The problem — Repeat all of the material below exactly as written, images excluded.

Data extract —
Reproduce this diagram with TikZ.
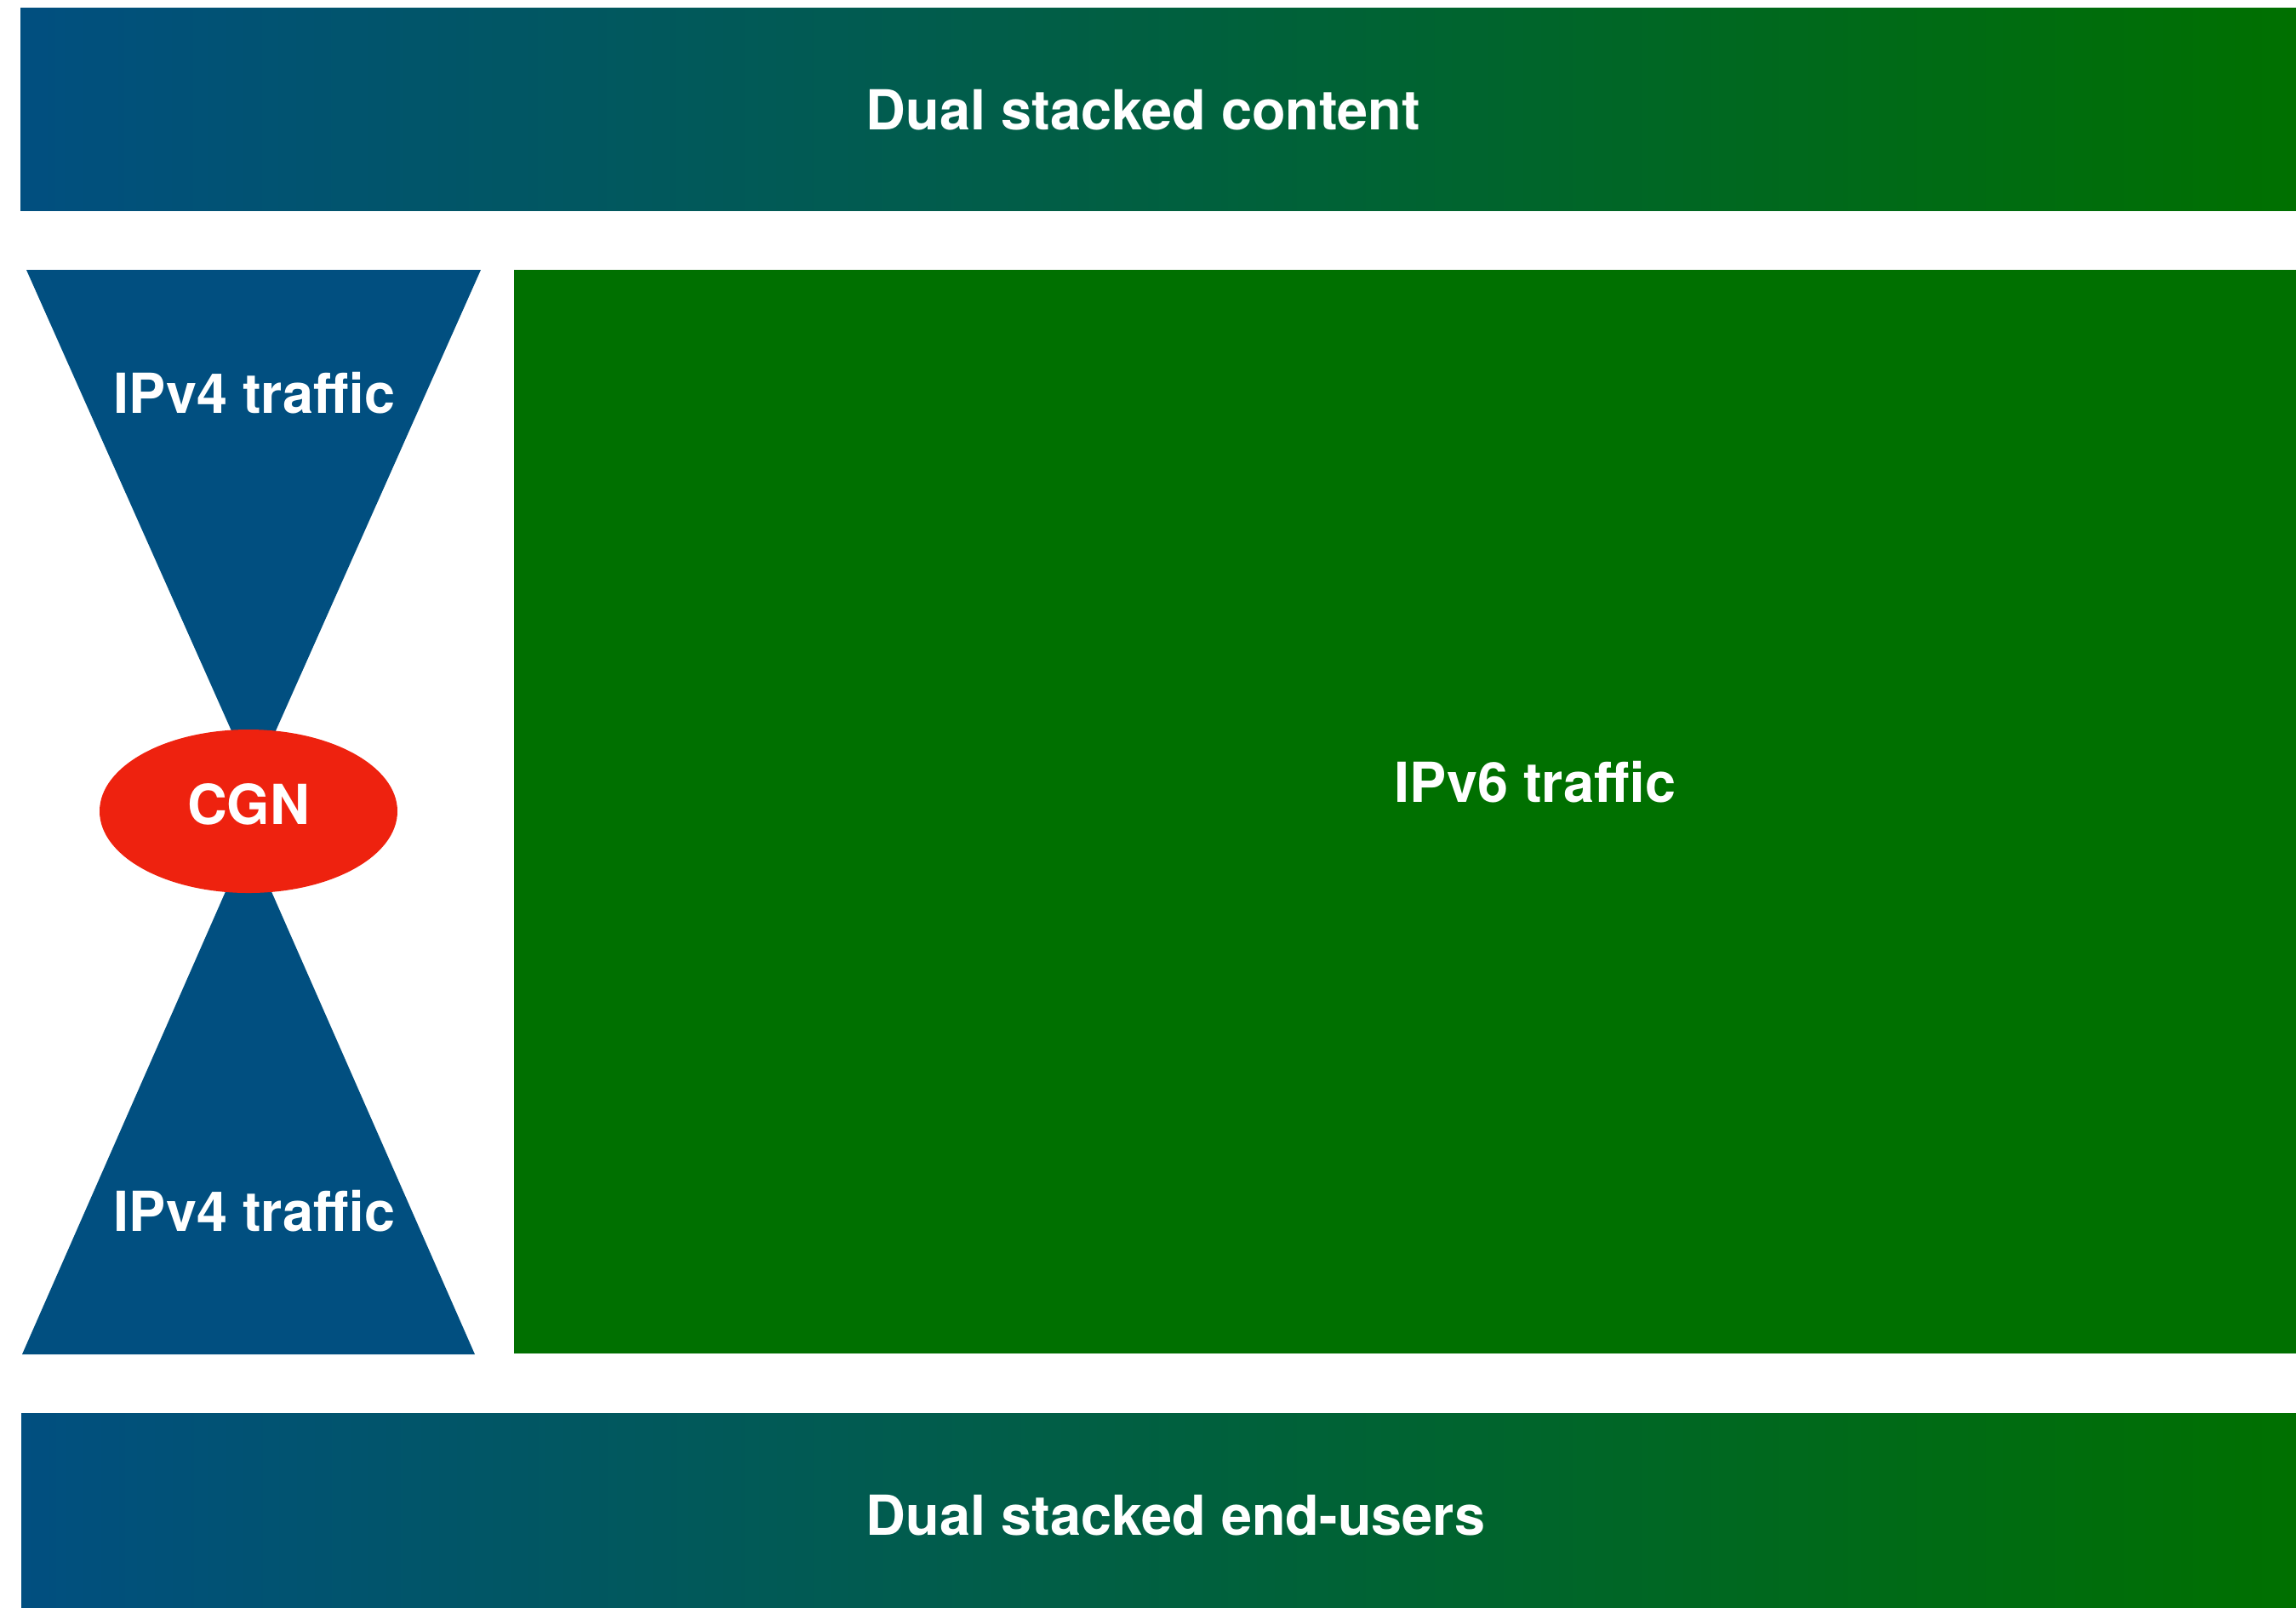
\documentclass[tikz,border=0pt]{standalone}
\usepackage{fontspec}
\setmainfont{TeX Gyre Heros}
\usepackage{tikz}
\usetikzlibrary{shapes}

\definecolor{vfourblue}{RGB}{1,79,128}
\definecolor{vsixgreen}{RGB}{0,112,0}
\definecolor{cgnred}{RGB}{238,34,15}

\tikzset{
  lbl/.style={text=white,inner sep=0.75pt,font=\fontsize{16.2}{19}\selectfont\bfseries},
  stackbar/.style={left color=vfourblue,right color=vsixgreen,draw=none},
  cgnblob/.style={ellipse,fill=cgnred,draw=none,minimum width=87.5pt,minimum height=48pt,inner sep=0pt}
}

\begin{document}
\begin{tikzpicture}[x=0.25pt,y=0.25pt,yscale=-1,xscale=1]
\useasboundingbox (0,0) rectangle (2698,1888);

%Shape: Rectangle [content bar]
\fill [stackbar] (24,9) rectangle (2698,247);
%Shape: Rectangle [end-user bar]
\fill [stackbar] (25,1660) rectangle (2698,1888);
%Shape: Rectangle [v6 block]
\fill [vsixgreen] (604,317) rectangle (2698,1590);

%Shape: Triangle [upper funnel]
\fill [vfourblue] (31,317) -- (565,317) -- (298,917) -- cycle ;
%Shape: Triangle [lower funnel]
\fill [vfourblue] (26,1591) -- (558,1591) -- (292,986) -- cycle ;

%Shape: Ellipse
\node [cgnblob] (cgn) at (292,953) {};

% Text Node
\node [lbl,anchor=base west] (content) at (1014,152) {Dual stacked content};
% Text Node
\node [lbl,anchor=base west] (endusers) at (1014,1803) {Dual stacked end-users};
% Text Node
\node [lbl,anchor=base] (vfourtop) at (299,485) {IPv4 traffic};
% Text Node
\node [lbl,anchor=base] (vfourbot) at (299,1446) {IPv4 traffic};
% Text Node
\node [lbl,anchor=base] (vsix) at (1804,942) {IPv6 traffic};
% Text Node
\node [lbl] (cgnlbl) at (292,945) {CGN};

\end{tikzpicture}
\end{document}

The reply —
Reproduce this diagram with TikZ.
\documentclass[tikz,border=0pt]{standalone}
\usepackage{fontspec}
\setmainfont{TeX Gyre Heros}
\usepackage{tikz}
\usetikzlibrary{shapes}

\definecolor{vfourblue}{RGB}{1,79,128}
\definecolor{vsixgreen}{RGB}{0,112,0}
\definecolor{cgnred}{RGB}{238,34,15}

\tikzset{
  lbl/.style={text=white,inner sep=0.75pt,font=\fontsize{16.2}{19}\selectfont\bfseries},
  stackbar/.style={left color=vfourblue,right color=vsixgreen,draw=none},
  cgnblob/.style={ellipse,fill=cgnred,draw=none,minimum width=87.5pt,minimum height=48pt,inner sep=0pt}
}

\begin{document}
\begin{tikzpicture}[x=0.25pt,y=0.25pt,yscale=-1,xscale=1]
\useasboundingbox (0,0) rectangle (2698,1888);

%Shape: Rectangle [content bar]
\fill [stackbar] (24,9) rectangle (2698,247);
%Shape: Rectangle [end-user bar]
\fill [stackbar] (25,1660) rectangle (2698,1888);
%Shape: Rectangle [v6 block]
\fill [vsixgreen] (604,317) rectangle (2698,1590);

%Shape: Triangle [upper funnel]
\fill [vfourblue] (31,317) -- (565,317) -- (298,917) -- cycle ;
%Shape: Triangle [lower funnel]
\fill [vfourblue] (26,1591) -- (558,1591) -- (292,986) -- cycle ;

%Shape: Ellipse
\node [cgnblob] (cgn) at (292,953) {};

% Text Node
\node [lbl,anchor=base west] (content) at (1014,152) {Dual stacked content};
% Text Node
\node [lbl,anchor=base west] (endusers) at (1014,1803) {Dual stacked end-users};
% Text Node
\node [lbl,anchor=base] (vfourtop) at (299,485) {IPv4 traffic};
% Text Node
\node [lbl,anchor=base] (vfourbot) at (299,1446) {IPv4 traffic};
% Text Node
\node [lbl,anchor=base] (vsix) at (1804,942) {IPv6 traffic};
% Text Node
\node [lbl] (cgnlbl) at (292,945) {CGN};

\end{tikzpicture}
\end{document}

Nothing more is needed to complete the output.